RDFa makes semantic data publication easy for researchers who want to be in control of their online data and metadata. For those who prefer not to work directly on RDFa, or lack the knowledge to do so, annotation tools and editors can help with its production. In this article, I examined the question of how we subsequently can optimize the queryability of researchers’ data on the Web, in order to facilitate their consumption by different kinds of clients.

Simple clients do not possess the capabilities of large-scale aggregators to obtain all Linked Data on a website. They encounter mostly individual HTML+RDFa webpages, which are always incomplete with respect to both the whole of knowledge on a website as well as the ontological constructs to express it. Furthermore, variations in reasoning capabilities make bridging between different ontologies difficult. The proposed ETL pipeline addresses these challenges by publishing a website’s explicit and inferred triples in a queryable interface. The pipeline itself is simple and can be ported to different scenarios. If cost is an issue, the extraction and reasoning steps can run on public infrastructures such as Travis CI, as all involved software is open source. Queryable data need not be expensive either, as proven by free TPF interfaces on GitHub [21] and by the LOD Laundromat [22], which provides more than 600,000 TPF interfaces on a single server.

By publishing queryable research data, we contribute to the Linked Research vision: the proposed pipeline increases reusability and improves linking by completing semantic data through reasoning. The possibility to execute live queries—and in particular federated queries—enables new use cases, offering researchers additional incentives to self-publish their data.

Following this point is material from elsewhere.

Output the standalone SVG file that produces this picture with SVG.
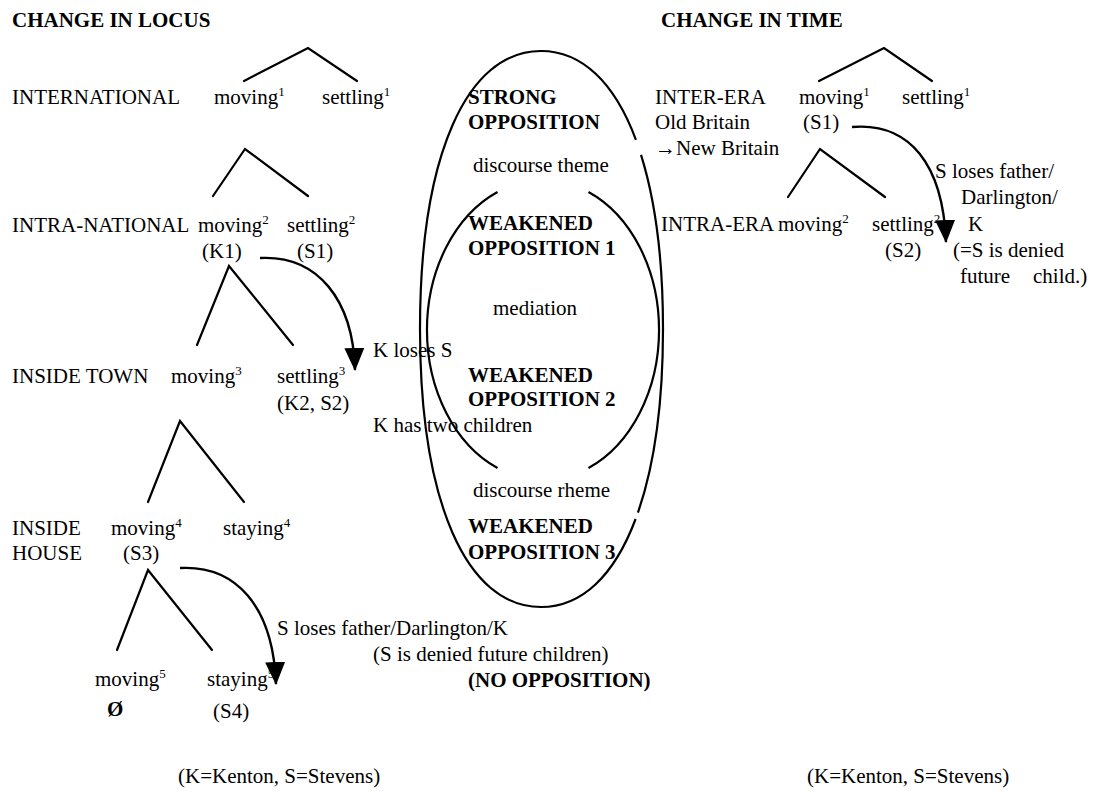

Even though I have focused on research data, the principles generalize to other domains. In particular, the Solid project for decentralized social applications could benefit from a similar pipeline to facilitate data querying and exchange across different parties in a scalable way.

Even as a researcher who has been publishing RDFa for years, I have often wondered about the significance of adding markup to individual pages. I doubted to what extent the individual pieces of data I created contributed to the larger puzzle of Linked Data on my site and other websites like it, given that they only existed within the confines of a single page. Building the pipeline enabled the execution of complex queries across pages, without significantly changing the maintenance cost of my website. From now on, every piece of data I mark up directly leads to one or more queryable triples, which provides me with a stronger motivation. If others follow the same path, we no longer need centralized data stores. We could execute federated across researchers’ websites, using combinations of Linked Data traversal and more complex query interfaces that can guarantee completeness. Centralized systems can play a crucial role by providing indexing and additional services, yet they should act at most as secondary storage.

Unfortunately, exposing my own data in a queryable way does not relieve me yet of my frustration of synchronizing that data on current social research networks. It does make my data more searchable and useful though, and I deeply hope that one day, these networks will synchronize with my interface instead of the other way round. Most of all, I hope that others will mark up their webpages and make them queryable as well, so we can query research data on the Web instead of in silos. To realize this, we should each contribute our own pieces of data in a way that makes them fit together easily, instead of watching third parties mash our data into an entirely different puzzle altogether.